In contrast, Ribuffo said, Cooper "gets Wilson right." Cooper was correct in portraying Wilson as a theological liberal and a mainstream Progressive, committed to moderate regulation of commerce and desiring unity across class lines. Furthermore, Wilson's racism and relationships with women were typical for his time

Ribuffo was, however, less persuaded by Cooper's portrayal of Wilson as a "regular guy" or much of a reformer. Wilson lacked "the common touch" for interacting with people who lacked "breeding," Ribuffo said. Wilson's proposals for the economy were mild, not much different from his opponents', and he had a tendency for "bluff, blarney, and ambiguity" in foreign affairs that obscured more moderate positions. Ribuffo agreed with Cooper that Wilson was not a zealot and was more realistic than Theodore Roosevelt, but he wished that Cooper had greater sympathy for the idea that sometimes conflict is good.

During the general discussion, Wilson Center Fellow Kathleen Frydl, assistant professor of history at the University of California, Berkeley, challenged Cooper's characterization of Wilson's racial views and foreign policy. Wilson took action to segregate the federal government, she noted, and his statements on international affairs tended "to sanctify self-interested politics with universal ideals," which she compared to George W. Bush's rhetoric. Frydl characterized Wilson as duplicitous, a person who would say one thing while his policies had different consequences.

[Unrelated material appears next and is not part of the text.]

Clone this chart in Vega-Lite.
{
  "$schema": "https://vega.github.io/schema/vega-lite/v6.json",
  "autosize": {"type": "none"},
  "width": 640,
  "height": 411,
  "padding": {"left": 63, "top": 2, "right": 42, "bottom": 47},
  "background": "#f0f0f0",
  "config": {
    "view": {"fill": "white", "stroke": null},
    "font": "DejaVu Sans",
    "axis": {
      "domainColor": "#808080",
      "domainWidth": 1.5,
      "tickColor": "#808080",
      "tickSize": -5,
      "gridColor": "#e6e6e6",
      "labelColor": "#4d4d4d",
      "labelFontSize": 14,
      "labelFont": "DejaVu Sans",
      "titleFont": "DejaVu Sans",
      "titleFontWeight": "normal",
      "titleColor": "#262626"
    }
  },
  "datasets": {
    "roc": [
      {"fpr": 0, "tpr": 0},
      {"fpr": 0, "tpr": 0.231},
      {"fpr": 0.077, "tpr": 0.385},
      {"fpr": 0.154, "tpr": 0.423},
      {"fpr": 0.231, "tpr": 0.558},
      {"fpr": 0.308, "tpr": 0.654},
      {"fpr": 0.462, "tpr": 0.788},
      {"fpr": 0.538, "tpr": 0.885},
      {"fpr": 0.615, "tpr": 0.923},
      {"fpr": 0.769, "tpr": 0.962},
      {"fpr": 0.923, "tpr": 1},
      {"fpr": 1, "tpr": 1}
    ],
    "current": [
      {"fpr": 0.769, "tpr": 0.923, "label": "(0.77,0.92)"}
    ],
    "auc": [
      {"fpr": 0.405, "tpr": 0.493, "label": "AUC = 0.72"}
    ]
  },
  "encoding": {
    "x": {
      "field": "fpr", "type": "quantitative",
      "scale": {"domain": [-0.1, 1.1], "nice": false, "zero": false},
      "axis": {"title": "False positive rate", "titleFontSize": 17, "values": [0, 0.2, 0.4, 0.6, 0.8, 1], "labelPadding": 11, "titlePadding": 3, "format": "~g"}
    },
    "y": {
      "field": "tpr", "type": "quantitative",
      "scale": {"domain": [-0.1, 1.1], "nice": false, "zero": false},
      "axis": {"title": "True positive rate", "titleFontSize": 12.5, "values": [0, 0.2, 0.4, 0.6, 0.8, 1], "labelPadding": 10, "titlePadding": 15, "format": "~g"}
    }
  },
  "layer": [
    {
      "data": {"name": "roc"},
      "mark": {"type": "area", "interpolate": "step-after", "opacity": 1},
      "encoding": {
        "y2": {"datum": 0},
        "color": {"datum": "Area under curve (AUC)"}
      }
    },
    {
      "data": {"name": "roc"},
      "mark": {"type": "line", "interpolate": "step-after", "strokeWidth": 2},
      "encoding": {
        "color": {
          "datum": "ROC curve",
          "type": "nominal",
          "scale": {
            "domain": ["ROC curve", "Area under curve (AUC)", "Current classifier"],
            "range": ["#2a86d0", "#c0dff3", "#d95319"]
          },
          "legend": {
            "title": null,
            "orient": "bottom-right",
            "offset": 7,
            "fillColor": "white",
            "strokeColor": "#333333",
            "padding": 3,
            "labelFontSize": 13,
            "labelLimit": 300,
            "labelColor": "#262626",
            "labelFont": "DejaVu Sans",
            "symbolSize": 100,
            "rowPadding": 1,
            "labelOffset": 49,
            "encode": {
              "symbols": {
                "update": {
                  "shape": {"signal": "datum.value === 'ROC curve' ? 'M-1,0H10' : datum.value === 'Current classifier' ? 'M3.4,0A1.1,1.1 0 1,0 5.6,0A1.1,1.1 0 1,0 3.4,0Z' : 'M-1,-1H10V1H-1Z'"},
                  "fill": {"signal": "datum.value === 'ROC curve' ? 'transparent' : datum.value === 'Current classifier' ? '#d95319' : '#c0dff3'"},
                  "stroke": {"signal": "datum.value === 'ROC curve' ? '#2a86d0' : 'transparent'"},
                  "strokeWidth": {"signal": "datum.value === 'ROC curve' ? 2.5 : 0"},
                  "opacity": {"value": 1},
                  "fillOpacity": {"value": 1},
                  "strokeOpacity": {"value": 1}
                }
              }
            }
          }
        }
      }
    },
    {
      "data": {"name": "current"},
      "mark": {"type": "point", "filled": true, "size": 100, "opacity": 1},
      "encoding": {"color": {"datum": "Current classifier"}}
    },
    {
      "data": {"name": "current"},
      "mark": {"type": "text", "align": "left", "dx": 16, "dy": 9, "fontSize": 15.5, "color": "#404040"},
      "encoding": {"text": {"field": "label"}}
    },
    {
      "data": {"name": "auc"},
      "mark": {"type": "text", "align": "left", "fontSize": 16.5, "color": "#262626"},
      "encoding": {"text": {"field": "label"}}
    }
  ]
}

Cooper responded that duplicity implied conscious intent to deceive, which he did not attribute to Wilson. Like other politicians, Wilson made compromises. In relation to foreign policy, he noted that imperialists such as Wilson generally do not care about the people being governed, but only about the effects of government policies on the US. Bush, he thought. more closely resembled Theodore Roosevelt.